Les films dédiés aux arts graphiques sont spécialement conçus pour les copies à haut contraste et sont distribués normalement en plans-films. Pour ce travail les meilleures émulsions nous ont été fournies par Agfa, c'est le plan-film "Fo Arts Graphics", F étant la dénomination de brillant. Il n'est distribué qu'en format professionnel mais la plupart des revendeurs peuvent le commander et le découper à votre intention au format 4x5" (10x12 cm).

Si vous ne trouvez pas ce plan-film, le Kodalith vendu par Kodak offre des possibilités similaires en vous permettant de bénéficier d'une commercialisation étendue.

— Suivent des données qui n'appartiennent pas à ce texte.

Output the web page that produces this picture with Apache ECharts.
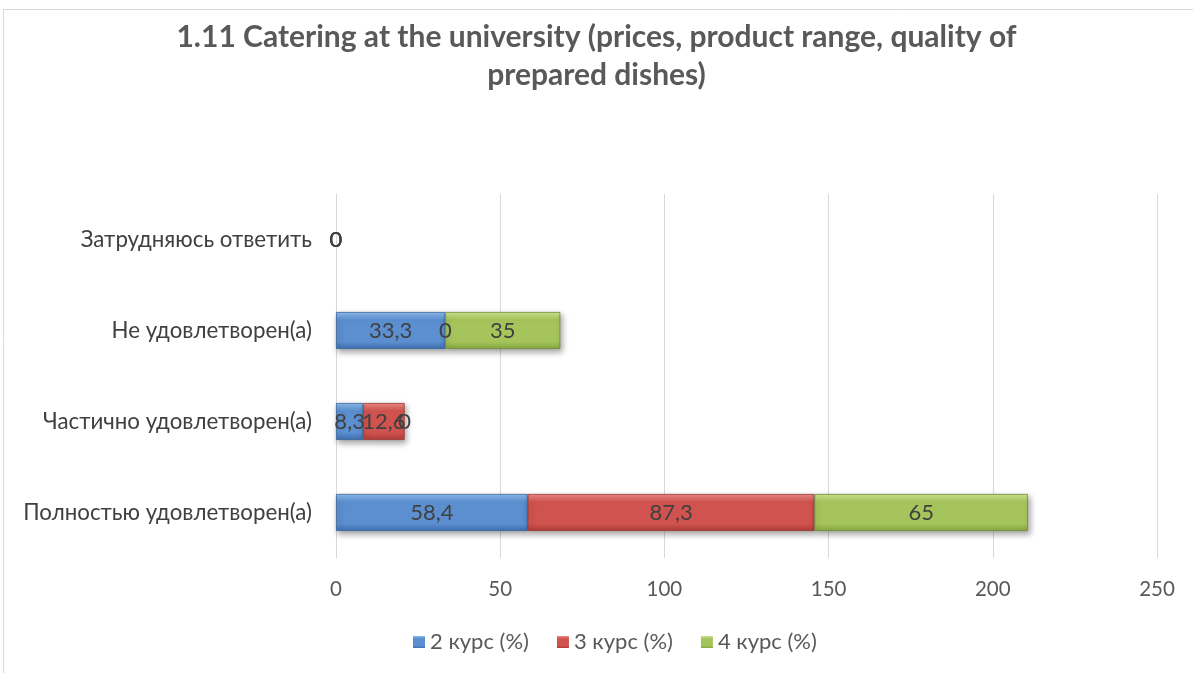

Pour accroître le contraste le traitement doit s'effectuer en trois étapes :

- 1re étape. Réaliser une copie positive sur film Art graphique de votre négatif original sans oublier d'utiliser un verre opalin qui devra réduire la dureté de la lumière. L'agrandissement se fera au rapport 1:1 pour éviter ultérieurement toute altération de la géométrie.

Découpez un morceau de film non exposé et copiez-le sur un support gris mat et, tel que vous le feriez avec un papier sensible, la face émulsionnée tournée vers le haut.

Bien que l'on recommande des révélateurs précis pour chaque film, vous pourrez obtenir de très bons résultats dans le Dektol que l'on a coutume d'utiliser pour ce traitement.

Les temps de pose et de développement varient compte tenu du rapport d'agrandissement, de la température du révélateur et d'autres paramètres que nous avons déjà entrevus dans les bases de la photographie. Au rapport 1:1 une exposition de 25 à 30 secondes, le diaphragme sur 11 a donné jusqu'ici d'excellents résultats.

Après le bain de fixage et le lavage, vous obtiendrez une petite image positive noir et blanc qui, complétée par la 2e étape vous offrira une première diapositive vraiment exceptionnelle.

Avant d'entamer la seconde étape retirez le verre opalin, il a servi sa cause.

- 2e étape. Réaliser par contact une nouvelle copie négative sur film Arts graphique de votre positif réalisé à la 1re étape en plaçant les faces émulsionnées l'une contre l'autre. Veillez à ce que le positif soit au-dessus.

Exposer à nouveau mais avec l'objectif de l'agrandisseur placé à environ 20 cm du plateau. Commencez par une exposition de 10 secondes à f/8.

Développer enfin ce négatif juste le temps nécessaire pour que le fond du ciel apparaisse sur tout le négatif.

- 3e étape. Après le séchage placer ce négatif dans l'agrandisseur et imprimez-le sur le papier RC à haut-contraste.

Après ce traitement le fond du ciel de votre négatif corrigé sera parfaitement noir et quantité d'autres nébulosités ressortiront, qui n'étaient que de pâles reflets sur votre premier tirage. Cette fois-ci les nébulosités enregistrées dans le négatif seront apparentes.

Il faut préciser que cette technique accroît le grain au détriment des fins détails. Elle peut aussi apporter du vignetage ou effacer les faibles tonalités et augmenter les défauts dus à la lumière diffuse, autant d'inconvénients qui limitent cette technique aux clichés originaux présentant le moins de défaut possible.